Manchester is rarely less united than on derby day but, as the dust settles on the 145th spat between city rivals, a corner of Lancashire will be more intensely United than ever. Some 1,800 travelling fans will converge tomorrow upon Accrington Stanley's Interlink Express stadium, Nelson FC's temporary home for the afternoon, to bellow their support for a side clad in red and, just as familiarly, sweeping all before them this season.
The chatter among the heaving away support will touch upon the exploits of Ronaldo, Rooney and Van Nistelrooy the previous day but the names bellowed will be those of Orr, Torpey and Carden. Welcome to the new United.
Barely seven months since conception FC United of Manchester is a phenomenon sweeping through non-league football. The club formed by disenchanted supporters infuriated by Malcolm Glazer's £790m takeover at Old Trafford sit 14 points clear at the top of the Moore & Co Construction Solicitors' North West Counties League Division Two, with a goal difference to match their points tally of 49. If strides have been made on the pitch, progress off it is staggering. Those perturbed by the sudden emergence of a club dubbed, often unkindly, "The Rebels" or "Little United" might have hoped initial momentum would have dissipated by now. The reality is very different.

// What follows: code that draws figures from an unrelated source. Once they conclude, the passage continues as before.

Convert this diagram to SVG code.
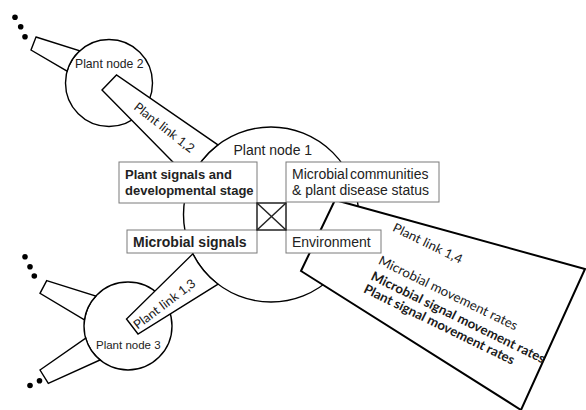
<svg xmlns="http://www.w3.org/2000/svg" width="586" height="410" viewBox="0 0 586 410">
<style>
.node{fill:#fff;stroke:#000;stroke-width:1.4}
.link{fill:#fff;stroke:#000;stroke-width:1.4;stroke-linejoin:miter}
.link14{fill:#fff;stroke:#000;stroke-width:2}
.dot{fill:#000}
.box{fill:#fff;stroke:#7a7a7a;stroke-width:1}
.cross{fill:#fff;stroke:#222;stroke-width:1.5}
.cross-l{stroke:#222;stroke-width:1.5}
.lbl{font-family:"Liberation Sans",Arial,sans-serif;fill:#222}
.b{font-weight:bold}
.cal{font-family:Lato,"Open Sans",sans-serif;fill:#1a1a1a}
</style>
<rect width="586" height="410" fill="#fff"/>
<g id="node2">
  <circle class="node" cx="109" cy="83" r="43.5"/>
  <text class="lbl" x="75" y="68" font-size="12.2">Plant node 2</text>
</g>
<g id="node3">
  <circle class="node" cx="128" cy="326" r="44"/>
  <text class="lbl" x="96" y="349" font-size="11.5">Plant node 3</text>
</g>
<g id="node1">
  <circle class="node" cx="271" cy="214.5" r="87.5"/>
  <text class="lbl" x="233.5" y="155" font-size="14">Plant node 1</text>
</g>
<g id="connectors">
  <path class="link" d="M36 37 L79.7 50.8 A43.5 43.5 0 0 0 67.1 71.2 L31 50 Z"/>
  <path class="link" d="M46.7 280.7 L95.9 296 A44 44 0 0 0 84.4 319.9 L40 293.3 Z"/>
  <path class="link" d="M40 370 L85.7 338.1 A44 44 0 0 0 100 360 L48.3 383.3 Z"/>
  <circle class="dot" cx="15" cy="17.3" r="2.8"/>
  <circle class="dot" cx="20.7" cy="26.7" r="2.8"/>
  <circle class="dot" cx="25" cy="36.7" r="2.8"/>
  <circle class="dot" cx="25" cy="256.7" r="2.8"/>
  <circle class="dot" cx="30" cy="266.7" r="2.8"/>
  <circle class="dot" cx="34.3" cy="276" r="2.8"/>
  <circle class="dot" cx="30" cy="385.5" r="2.8"/>
  <circle class="dot" cx="39.5" cy="380.7" r="2.8"/>
  <g id="link-1-2">
    <path class="link" d="M102 90 L116.5 75 L217.9 144.9 A87.5 87.5 0 0 0 190.6 179.9 Z"/>
    <text class="cal" transform="translate(164.3,127.5) rotate(38)" y="4.3" text-anchor="middle" font-size="12.5" textLength="73" lengthAdjust="spacingAndGlyphs">Plant link 1,2</text>
  </g>
  <g id="link-1-3">
    <path class="link" d="M138 334 L126.5 319 L192.85 253.87 A87.5 87.5 0 0 0 218.05 284.2 Z"/>
    <text class="cal" transform="translate(164.5,304) rotate(-37)" y="4.3" text-anchor="middle" font-size="12.5" textLength="74" lengthAdjust="spacingAndGlyphs">Plant link 1,3</text>
  </g>
  <g id="link-1-4">
    <polygon class="link14" points="335,200 585,269 521,410 301,271"/>
    <text class="cal" transform="translate(391.7,230.5) rotate(26)" font-size="12.5" textLength="76" lengthAdjust="spacingAndGlyphs">Plant link 1,4</text>
    <text class="cal" transform="translate(377.5,263.5) rotate(26)" font-size="13" textLength="153" lengthAdjust="spacingAndGlyphs">Microbial movement rates</text>
    <text class="cal b" transform="translate(370,279.3) rotate(26)" font-size="13" textLength="192" lengthAdjust="spacingAndGlyphs">Microbial signal movement rates</text>
    <text class="cal b" transform="translate(362.7,292) rotate(26)" font-size="13" textLength="166" lengthAdjust="spacingAndGlyphs">Plant signal movement rates</text>
  </g>
</g>
<g id="node1-states">
  <rect class="box" x="119" y="162" width="138" height="41"/>
  <text class="lbl b" x="125" y="178.5" font-size="13">Plant signals and</text>
  <text class="lbl b" x="125" y="194.5" font-size="13">developmental stage</text>
  <rect class="box" x="286" y="162" width="153" height="40"/>
  <text class="lbl" x="292" y="178.5" font-size="14" word-spacing="-2">Microbial communities</text>
  <text class="lbl" x="292" y="194.5" font-size="14">&amp; plant disease status</text>
  <rect class="box" x="127" y="230" width="130" height="23"/>
  <text class="lbl b" x="133" y="247" font-size="14">Microbial signals</text>
  <rect class="box" x="286" y="230" width="95" height="23"/>
  <text class="lbl" x="292" y="247" font-size="14">Environment</text>
  <rect class="cross" x="257" y="203" width="29" height="27"/>
  <line class="cross-l" x1="257" y1="203" x2="286" y2="230"/>
  <line class="cross-l" x1="286" y1="203" x2="257" y2="230"/>
</g>
</svg>
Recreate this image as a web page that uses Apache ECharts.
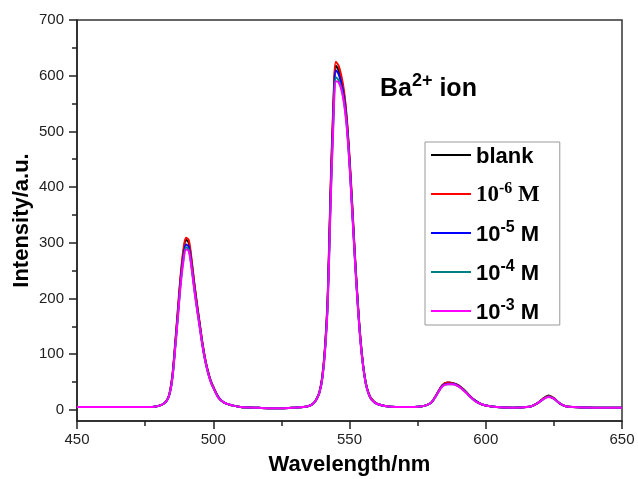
<!DOCTYPE html>
<html><head><meta charset="utf-8">
<script src="https://cdn.jsdelivr.net/npm/echarts@6/dist/echarts.min.js"></script>
<style>html,body{margin:0;padding:0;background:#fff}#c{width:638px;height:479px}</style>
</head><body><div id="c"></div>
<script>
const wavelengths = [
450,460,470,476,479,481,482,483,484,485,
486,487,488,489,490,491,492,493,494,495,
496,497,498,499,500,502,504,507,510,515,
520,525,530,533,535,536,537,538,539,540,
541,542,543,544,545,546,547,548,549,550,
551,552,553,554,555,556,557,558,560,563,
567,572,576,578,580,582,584,586,588,590,
592,594,596,598,600,604,610,615,617,619,
621,623,625,627,629,632,640,650];
const blank = [
5,5,5,5,6,9,12,17,30,60,
115,175,235,280,305,300,268,228,190,155,
120,92,70,53,41,22,13,8,5,4,
3,3,4,5,7,9,13,20,32,58,
110,200,380,530,618,610,592,566,520,450,
365,275,195,128,80,48,30,20,11,7,
5,5,6,8,13,28,44,49,48,44,
36,26,17,11,8,5,4,5,7,12,
20,26,21,12,7,5,4,4];
const m6 = [
5,5,5,5,6,9,12,17,31,62,
118,180,240,286,309,305,272,230,192,157,
122,93,71,54,42,22,13,8,5,4,
3,3,4,5,7,9,13,20,33,60,
113,205,390,540,625,618,600,572,525,455,
370,278,197,130,81,48,30,20,11,7,
5,5,6,8,13,28,44,49,48,44,
36,26,17,11,8,5,4,5,7,12,
20,25,21,12,7,5,4,4];
const m5 = [
5,5,5,5,6,9,12,17,29,58,
112,170,230,274,297,293,262,222,186,152,
118,90,69,52,40,22,13,8,5,4,
3,3,4,5,7,9,13,20,32,57,
108,196,372,520,610,603,586,560,515,446,
360,272,193,126,79,47,29,19,11,7,
5,5,6,8,13,27,43,47,47,43,
35,25,17,11,8,5,4,5,7,12,
19,24,20,12,7,5,4,4];
const m4 = [
5,5,5,5,6,9,12,17,29,57,
110,167,226,269,292,288,258,219,183,150,
117,89,68,52,40,21,13,8,5,4,
3,3,4,5,7,9,13,20,31,56,
106,192,364,510,597,592,578,553,510,442,
357,270,191,125,78,47,29,19,11,7,
5,5,6,8,13,27,42,46,46,42,
35,25,16,11,8,5,4,5,7,12,
19,24,20,12,7,5,4,4];
const m3 = [
5,5,5,5,6,9,12,17,29,56,
108,164,222,265,288,285,256,217,182,149,
116,89,68,51,40,21,13,8,5,4,
3,3,4,5,7,9,13,20,31,55,
104,188,358,503,590,588,575,550,507,440,
355,268,190,124,78,46,29,19,11,7,
5,5,6,8,13,27,42,46,46,42,
34,25,16,11,8,5,4,5,7,12,
19,23,20,12,7,5,4,4];
const seriesNames = ['blank','1e-6','1e-5','1e-4','1e-3'];
const seriesColors = ['#000000','#ff0000','#0000ff','#008080','#ff00ff'];
const seriesData = [blank,m6,m5,m4,m3];
const yMajorTicks = [0,100,200,300,400,500,600,700];
const yMinorTicks = [50,150,250,350,450,550,650];

const legendText = {
  'blank':'{b|blank}',
  '1e-6':'{t|10}{ts|-6}{t| M}',
  '1e-5':'{b|10}{s|-5}{b| M}',
  '1e-4':'{b|10}{s|-4}{b| M}',
  '1e-3':'{b|10}{s|-3}{b| M}'
};
const SANS = 'Liberation Sans, Arial, sans-serif';
const SERIF = 'Liberation Serif, Times New Roman, serif';
const chart = echarts.init(document.getElementById('c'), null, {renderer:'canvas'});
const axisCol = '#222';
chart.setOption({
  animation:false,
  backgroundColor:'#fff',
  title:{
    text:'{a|Ba}{s|2+}{a| ion}',
    left:380, top:70, padding:0,
    textStyle:{
      rich:{
        a:{fontFamily:SANS,fontWeight:'bold',fontSize:25,color:'#000',lineHeight:32,verticalAlign:'bottom'},
        s:{fontFamily:SANS,fontWeight:'bold',fontSize:18,color:'#000',lineHeight:32,verticalAlign:'bottom',padding:[0,0,12,0]}
      }
    }
  },
  grid:{left:77,right:16,top:20,bottom:58,outerBoundsMode:'none',containLabel:false,show:true,borderColor:'#333',borderWidth:1.5,backgroundColor:'transparent'},
  legend:{
    orient:'vertical', left:425, top:142,
    padding:[4,20,1,6],
    borderColor:'#999', borderWidth:1,
    itemWidth:40, itemHeight:2, icon:'rect',
    itemGap:13,
    data:seriesNames,
    formatter:n=>legendText[n],
    textStyle:{
      rich:{
        b:{fontFamily:SANS,fontWeight:'bold',fontSize:22,color:'#000',lineHeight:26,verticalAlign:'bottom'},
        s:{fontFamily:SANS,fontWeight:'bold',fontSize:16,color:'#000',lineHeight:26,verticalAlign:'bottom',padding:[0,0,10,0]},
        t:{fontFamily:SERIF,fontWeight:'bold',fontSize:23,color:'#000',lineHeight:26,verticalAlign:'bottom'},
        ts:{fontFamily:SERIF,fontWeight:'bold',fontSize:16,color:'#000',lineHeight:26,verticalAlign:'bottom',padding:[0,0,10,0]}
      }
    }
  },
  xAxis:{
    type:'value', min:450, max:650, interval:50,
    name:'Wavelength/nm', nameLocation:'middle', nameGap:33, nameMoveOverlap:false,
    nameTextStyle:{fontFamily:SANS,fontWeight:'bold',fontSize:22,color:'#000'},
    axisLine:{show:true,onZero:false,lineStyle:{color:axisCol,width:1.5}},
    axisTick:{show:true,inside:false,length:8,lineStyle:{color:axisCol,width:1.5}},
    minorTick:{show:true,splitNumber:2,length:5,lineStyle:{color:axisCol,width:1.5}},
    axisLabel:{margin:11,fontFamily:SANS,fontSize:15,color:'#222'},
    splitLine:{show:false}, minorSplitLine:{show:false}
  },
  yAxis:[{
    type:'value', min:-20, max:700,
    name:'Intensity/a.u.', nameLocation:'middle', nameGap:44, nameMoveOverlap:false,
    nameTextStyle:{fontFamily:SANS,fontWeight:'bold',fontSize:22,color:'#000'},
    axisLine:{show:true,onZero:false,lineStyle:{color:axisCol,width:1.5}},
    axisTick:{show:true,inside:false,length:8,customValues:yMajorTicks,lineStyle:{color:axisCol,width:1.5}},
    axisLabel:{margin:13,customValues:yMajorTicks,fontFamily:SANS,fontSize:15,color:'#222'},
    splitLine:{show:false}
  },{
    type:'value', min:-20, max:700, position:'left',
    axisLine:{show:false},
    axisTick:{show:true,inside:false,length:5,customValues:yMinorTicks,lineStyle:{color:axisCol,width:1.5}},
    axisLabel:{show:false},
    splitLine:{show:false}
  }],
  series:seriesNames.map((n,i)=>({
    name:n, type:'line', yAxisIndex:0,
    data:wavelengths.map((w,j)=>[w,seriesData[i][j]]),
    showSymbol:false, symbol:'none', smooth:0.3,
    lineStyle:{color:seriesColors[i],width:2},
    itemStyle:{color:seriesColors[i]}
  }))
});
</script></body></html>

Some 4,328 people attended FC United's recent victory over Winsford at their adopted home of Bury's Gigg Lane, a league record that swelled their average attendance to near 3,000. Six League Two sides - Bury included - cannot match such support. A club that attracted 900 hopefuls to trials for the first-team squad last June now boasts supporters' branches from Swindon to Switzerland, north Lancashire to New Zealand.